Montgomery County officials say they do not consider Maryland’s so-called “doomsday” budget — the cuts-only approach that would go into effect if state lawmakers do not return to Annapolis in coming weeks — particularly bleak.
“That’s how bad the regular session treated Montgomery County,” County Executive Ike Leggett said on WTOP’s “Ask the County Executive” program on Thursday. “We are better off with the doomsday versus the original budget.”
The doomsday budget would slash $512 million in state spending, much of it in education funding. It also includes a roughly 10-percent increase in tuition at the University of Maryland, and it cuts the biotech tax credit that many Montgomery County businesses benefit from, said Democratic state Del. Brian Feldman, head of Montgomery County’s House delegation.

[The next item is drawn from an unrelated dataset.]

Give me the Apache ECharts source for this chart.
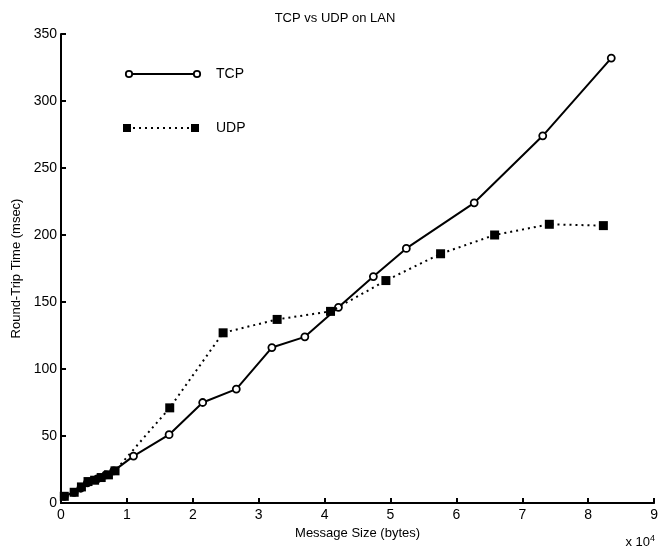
<!DOCTYPE html>
<html><head><meta charset="utf-8">
<script src="https://cdn.jsdelivr.net/npm/echarts@6/dist/echarts.min.js"></script>
<style>html,body{margin:0;padding:0;background:#fff}#c{width:661px;height:554px}</style>
</head><body><div id="c"></div>
<script>
// Message size in units of 10^4 bytes, round-trip time in msec
const tcpX = [0.05, 0.2, 0.3, 0.4, 0.55, 0.68, 0.8, 1.1, 1.64, 2.15, 2.66, 3.2, 3.7, 4.21, 4.74, 5.24, 6.27, 7.31, 8.35];
const tcpY = [5, 8, 11, 15, 18, 21, 24, 35, 51, 75, 85, 116, 124, 146, 169, 190, 224, 274, 332];
const udpX = [0.05, 0.2, 0.31, 0.41, 0.51, 0.61, 0.72, 0.82, 1.65, 2.46, 3.28, 4.09, 4.93, 5.76, 6.58, 7.41, 8.23];
const udpY = [5, 8, 12, 16, 17, 19, 21, 24, 71, 127, 137, 143, 166, 186, 200, 208, 207];
const xTicks = [0, 1, 2, 3, 4, 5, 6, 7, 8, 9];
const yTicks = [0, 50, 100, 150, 200, 250, 300, 350];
const titleText = 'TCP vs UDP on LAN';
const xName = 'Message Size (bytes)';
const yName = 'Round-Trip Time (msec)';
const seriesNames = ['TCP', 'UDP'];

const font = 'Liberation Sans, Arial, Helvetica, sans-serif';
const pairs = (xs, ys) => xs.map((x, i) => [x, ys[i]]);
const chart = echarts.init(document.getElementById('c'));
chart.setOption({
  animation: false,
  backgroundColor: '#fff',
  title: { text: titleText, left: 330, top: 7, textAlign: 'center',
    textStyle: { fontFamily: font, fontSize: 13, fontWeight: 'normal', color: '#000' } },
  grid: { left: 61, right: 3, top: 34, bottom: 51 },
  xAxis: {
    type: 'value', min: xTicks[0], max: xTicks[xTicks.length - 1], interval: 1,
    name: xName, nameLocation: 'middle', nameGap: 17,
    nameTextStyle: { fontFamily: font, fontSize: 13, color: '#000' },
    axisLine: { show: true, lineStyle: { color: '#000', width: 2 } },
    axisTick: { show: true, inside: true, length: 5, lineStyle: { color: '#000', width: 2 } },
    axisLabel: { fontFamily: font, fontSize: 14, color: '#000', margin: 5 },
    splitLine: { show: false }
  },
  yAxis: {
    type: 'value', min: yTicks[0], max: yTicks[yTicks.length - 1], interval: 50,
    name: yName, nameLocation: 'middle', nameGap: 36,
    nameTextStyle: { fontFamily: font, fontSize: 13, color: '#000' },
    axisLine: { show: true, lineStyle: { color: '#000', width: 2 } },
    axisTick: { show: true, inside: true, length: 5, lineStyle: { color: '#000', width: 2 } },
    axisLabel: { fontFamily: font, fontSize: 14, color: '#000', margin: 4 },
    splitLine: { show: false }
  },
  series: [
    { name: seriesNames[0], type: 'line', data: pairs(tcpX, tcpY),
      symbol: 'circle', symbolSize: 7, showAllSymbol: true,
      itemStyle: { color: '#fff', borderColor: '#000', borderWidth: 1.8 },
      lineStyle: { color: '#000', width: 2 }, z: 2 },
    { name: seriesNames[1], type: 'line', data: pairs(udpX, udpY),
      symbol: 'rect', symbolSize: 9, showAllSymbol: true,
      itemStyle: { color: '#000', borderColor: '#000', borderWidth: 0 },
      lineStyle: { color: '#000', width: 2, type: [2, 4] }, z: 3 }
  ],
  graphic: [
    { type: 'line', shape: { x1: 129, y1: 74, x2: 197, y2: 74 }, style: { stroke: '#000', lineWidth: 2 } },
    { type: 'circle', shape: { cx: 129, cy: 74, r: 3.2 }, style: { fill: '#fff', stroke: '#000', lineWidth: 1.8 } },
    { type: 'circle', shape: { cx: 197, cy: 74, r: 3.2 }, style: { fill: '#fff', stroke: '#000', lineWidth: 1.8 } },
    { type: 'text', x: 216, y: 74, style: { text: seriesNames[0], font: '14px ' + font, fill: '#000', verticalAlign: 'middle' } },
    { type: 'line', shape: { x1: 127, y1: 128, x2: 195, y2: 128 }, style: { stroke: '#000', lineWidth: 2, lineDash: [2, 4] } },
    { type: 'rect', shape: { x: 123, y: 124, width: 8, height: 8 }, style: { fill: '#000' } },
    { type: 'rect', shape: { x: 191, y: 124, width: 8, height: 8 }, style: { fill: '#000' } },
    { type: 'text', x: 216, y: 128, style: { text: seriesNames[1], font: '14px ' + font, fill: '#000', verticalAlign: 'middle' } },
    { type: 'text', right: 6, top: 534, style: { text: '{a|x 10}{b|4}', fill: '#000',
      rich: { a: { fontFamily: font, fontSize: 13, color: '#000' }, b: { fontFamily: font, fontSize: 9, color: '#000', verticalAlign: 'top', padding: [0, 0, 8, 0] } } } }
  ]
});
</script></body></html>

But in Montgomery County, that is better than the budget that lawmakers proposed, Leggett said. The proposal includes a shift of the cost of teacher pensions to local jurisdictions — predicted to cost Montgomery County roughly $27 million the first year and to increase exponentially each year after that –paid for partly by income tax increases estimated to affect about a third of Montgomery County residents.
The doomsday budget costs the county less money, said County Councilman Craig Rice, D-Germantown and a former state lawmaker. “The solutions in the doomsday budget are temporary. … This proposed [budget deal that Maryland lawmakers did not vote on] impacts Montgomery County forever.”
“I don’t know why we use the word ‘doomsday,’ ” said Montgomery County Taxpayers League President Joan Fidler. “A doomsday budget would be a lot closer to Armageddon, and we’re not quite there.”
But if the doomsday budget goes into effect, state lawmakers will likely return to the same proposals next year, said Councilman Hans Riemer, D-at large.
The doomsday budget also means chopping away at county services, said Council President Roger Berliner, D-Bethesda. “If you look at it solely through the prism of taxpayer impact, obviously the doomsday is better for taxpayers.”